▸ Work to complete
Restate all the material verbatim, except for the pictures.

▸ Collected data
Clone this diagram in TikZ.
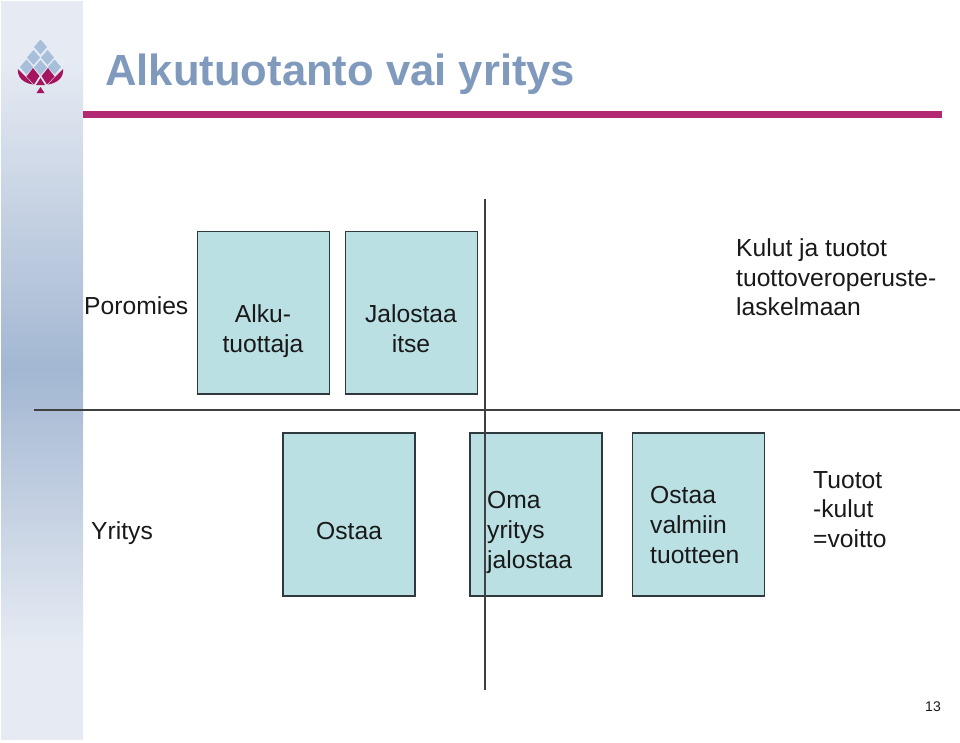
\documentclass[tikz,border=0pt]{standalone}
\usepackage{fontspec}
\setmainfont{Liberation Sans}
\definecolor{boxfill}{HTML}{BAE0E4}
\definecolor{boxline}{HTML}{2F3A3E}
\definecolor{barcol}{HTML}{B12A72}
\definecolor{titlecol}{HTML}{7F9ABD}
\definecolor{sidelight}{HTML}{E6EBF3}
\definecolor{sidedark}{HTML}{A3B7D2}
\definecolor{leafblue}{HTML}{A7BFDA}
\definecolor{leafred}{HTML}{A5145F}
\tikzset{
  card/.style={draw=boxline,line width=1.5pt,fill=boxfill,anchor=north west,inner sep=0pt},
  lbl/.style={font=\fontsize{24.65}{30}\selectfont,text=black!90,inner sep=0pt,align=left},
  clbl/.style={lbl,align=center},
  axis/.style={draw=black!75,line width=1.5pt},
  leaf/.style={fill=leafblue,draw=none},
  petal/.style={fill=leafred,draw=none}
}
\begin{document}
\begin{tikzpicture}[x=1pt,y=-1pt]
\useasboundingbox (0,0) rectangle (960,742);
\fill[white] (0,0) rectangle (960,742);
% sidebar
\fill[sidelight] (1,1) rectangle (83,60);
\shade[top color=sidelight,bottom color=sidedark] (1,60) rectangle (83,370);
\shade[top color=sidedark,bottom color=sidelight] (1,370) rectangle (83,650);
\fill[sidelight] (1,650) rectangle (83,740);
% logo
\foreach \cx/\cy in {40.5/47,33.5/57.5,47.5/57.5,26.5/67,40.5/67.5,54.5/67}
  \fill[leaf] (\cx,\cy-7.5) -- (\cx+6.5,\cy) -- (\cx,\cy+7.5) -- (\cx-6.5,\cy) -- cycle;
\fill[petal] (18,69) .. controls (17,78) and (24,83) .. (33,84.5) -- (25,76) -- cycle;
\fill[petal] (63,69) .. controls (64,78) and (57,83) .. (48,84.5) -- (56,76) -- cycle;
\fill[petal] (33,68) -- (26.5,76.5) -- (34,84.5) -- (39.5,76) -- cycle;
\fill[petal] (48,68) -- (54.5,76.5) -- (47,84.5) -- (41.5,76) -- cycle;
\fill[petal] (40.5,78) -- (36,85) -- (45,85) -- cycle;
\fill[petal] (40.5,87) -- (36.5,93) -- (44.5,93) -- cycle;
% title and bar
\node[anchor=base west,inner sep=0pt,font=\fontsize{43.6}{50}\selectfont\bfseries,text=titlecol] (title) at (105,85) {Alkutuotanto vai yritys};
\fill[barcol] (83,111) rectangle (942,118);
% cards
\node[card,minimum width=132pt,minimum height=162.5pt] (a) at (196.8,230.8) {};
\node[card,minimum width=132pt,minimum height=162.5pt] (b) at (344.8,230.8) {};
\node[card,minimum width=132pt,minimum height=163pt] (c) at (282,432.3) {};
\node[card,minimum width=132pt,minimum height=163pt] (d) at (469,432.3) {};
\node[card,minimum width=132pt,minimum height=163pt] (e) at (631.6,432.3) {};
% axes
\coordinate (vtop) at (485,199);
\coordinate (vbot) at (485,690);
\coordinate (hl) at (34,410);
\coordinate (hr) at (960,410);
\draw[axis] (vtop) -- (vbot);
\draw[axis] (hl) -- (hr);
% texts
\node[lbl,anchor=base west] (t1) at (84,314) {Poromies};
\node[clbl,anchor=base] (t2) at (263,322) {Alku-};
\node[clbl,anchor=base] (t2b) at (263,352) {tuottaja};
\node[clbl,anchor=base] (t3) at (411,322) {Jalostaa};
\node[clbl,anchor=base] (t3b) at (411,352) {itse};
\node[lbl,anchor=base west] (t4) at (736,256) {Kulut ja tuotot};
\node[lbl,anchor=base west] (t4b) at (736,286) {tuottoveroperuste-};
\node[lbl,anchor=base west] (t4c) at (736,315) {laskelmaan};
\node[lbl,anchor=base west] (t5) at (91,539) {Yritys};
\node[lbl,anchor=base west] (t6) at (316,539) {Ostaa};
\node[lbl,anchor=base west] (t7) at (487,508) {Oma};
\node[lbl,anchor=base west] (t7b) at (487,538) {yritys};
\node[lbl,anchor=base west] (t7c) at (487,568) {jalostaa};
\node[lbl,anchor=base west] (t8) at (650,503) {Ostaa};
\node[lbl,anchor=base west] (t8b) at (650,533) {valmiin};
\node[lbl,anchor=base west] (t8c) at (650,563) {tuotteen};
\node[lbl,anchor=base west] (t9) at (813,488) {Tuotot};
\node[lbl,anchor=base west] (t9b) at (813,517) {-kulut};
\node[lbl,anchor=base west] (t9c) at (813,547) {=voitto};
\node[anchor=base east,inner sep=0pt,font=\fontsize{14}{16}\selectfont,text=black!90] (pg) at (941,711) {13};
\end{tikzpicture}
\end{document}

▸ Exercise output
Clone this diagram in TikZ.
\documentclass[tikz,border=0pt]{standalone}
\usepackage{fontspec}
\setmainfont{Liberation Sans}
\definecolor{boxfill}{HTML}{BAE0E4}
\definecolor{boxline}{HTML}{2F3A3E}
\definecolor{barcol}{HTML}{B12A72}
\definecolor{titlecol}{HTML}{7F9ABD}
\definecolor{sidelight}{HTML}{E6EBF3}
\definecolor{sidedark}{HTML}{A3B7D2}
\definecolor{leafblue}{HTML}{A7BFDA}
\definecolor{leafred}{HTML}{A5145F}
\tikzset{
  card/.style={draw=boxline,line width=1.5pt,fill=boxfill,anchor=north west,inner sep=0pt},
  lbl/.style={font=\fontsize{24.65}{30}\selectfont,text=black!90,inner sep=0pt,align=left},
  clbl/.style={lbl,align=center},
  axis/.style={draw=black!75,line width=1.5pt},
  leaf/.style={fill=leafblue,draw=none},
  petal/.style={fill=leafred,draw=none}
}
\begin{document}
\begin{tikzpicture}[x=1pt,y=-1pt]
\useasboundingbox (0,0) rectangle (960,742);
\fill[white] (0,0) rectangle (960,742);
% sidebar
\fill[sidelight] (1,1) rectangle (83,60);
\shade[top color=sidelight,bottom color=sidedark] (1,60) rectangle (83,370);
\shade[top color=sidedark,bottom color=sidelight] (1,370) rectangle (83,650);
\fill[sidelight] (1,650) rectangle (83,740);
% logo
\foreach \cx/\cy in {40.5/47,33.5/57.5,47.5/57.5,26.5/67,40.5/67.5,54.5/67}
  \fill[leaf] (\cx,\cy-7.5) -- (\cx+6.5,\cy) -- (\cx,\cy+7.5) -- (\cx-6.5,\cy) -- cycle;
\fill[petal] (18,69) .. controls (17,78) and (24,83) .. (33,84.5) -- (25,76) -- cycle;
\fill[petal] (63,69) .. controls (64,78) and (57,83) .. (48,84.5) -- (56,76) -- cycle;
\fill[petal] (33,68) -- (26.5,76.5) -- (34,84.5) -- (39.5,76) -- cycle;
\fill[petal] (48,68) -- (54.5,76.5) -- (47,84.5) -- (41.5,76) -- cycle;
\fill[petal] (40.5,78) -- (36,85) -- (45,85) -- cycle;
\fill[petal] (40.5,87) -- (36.5,93) -- (44.5,93) -- cycle;
% title and bar
\node[anchor=base west,inner sep=0pt,font=\fontsize{43.6}{50}\selectfont\bfseries,text=titlecol] (title) at (105,85) {Alkutuotanto vai yritys};
\fill[barcol] (83,111) rectangle (942,118);
% cards
\node[card,minimum width=132pt,minimum height=162.5pt] (a) at (196.8,230.8) {};
\node[card,minimum width=132pt,minimum height=162.5pt] (b) at (344.8,230.8) {};
\node[card,minimum width=132pt,minimum height=163pt] (c) at (282,432.3) {};
\node[card,minimum width=132pt,minimum height=163pt] (d) at (469,432.3) {};
\node[card,minimum width=132pt,minimum height=163pt] (e) at (631.6,432.3) {};
% axes
\coordinate (vtop) at (485,199);
\coordinate (vbot) at (485,690);
\coordinate (hl) at (34,410);
\coordinate (hr) at (960,410);
\draw[axis] (vtop) -- (vbot);
\draw[axis] (hl) -- (hr);
% texts
\node[lbl,anchor=base west] (t1) at (84,314) {Poromies};
\node[clbl,anchor=base] (t2) at (263,322) {Alku-};
\node[clbl,anchor=base] (t2b) at (263,352) {tuottaja};
\node[clbl,anchor=base] (t3) at (411,322) {Jalostaa};
\node[clbl,anchor=base] (t3b) at (411,352) {itse};
\node[lbl,anchor=base west] (t4) at (736,256) {Kulut ja tuotot};
\node[lbl,anchor=base west] (t4b) at (736,286) {tuottoveroperuste-};
\node[lbl,anchor=base west] (t4c) at (736,315) {laskelmaan};
\node[lbl,anchor=base west] (t5) at (91,539) {Yritys};
\node[lbl,anchor=base west] (t6) at (316,539) {Ostaa};
\node[lbl,anchor=base west] (t7) at (487,508) {Oma};
\node[lbl,anchor=base west] (t7b) at (487,538) {yritys};
\node[lbl,anchor=base west] (t7c) at (487,568) {jalostaa};
\node[lbl,anchor=base west] (t8) at (650,503) {Ostaa};
\node[lbl,anchor=base west] (t8b) at (650,533) {valmiin};
\node[lbl,anchor=base west] (t8c) at (650,563) {tuotteen};
\node[lbl,anchor=base west] (t9) at (813,488) {Tuotot};
\node[lbl,anchor=base west] (t9b) at (813,517) {-kulut};
\node[lbl,anchor=base west] (t9c) at (813,547) {=voitto};
\node[anchor=base east,inner sep=0pt,font=\fontsize{14}{16}\selectfont,text=black!90] (pg) at (941,711) {13};
\end{tikzpicture}
\end{document}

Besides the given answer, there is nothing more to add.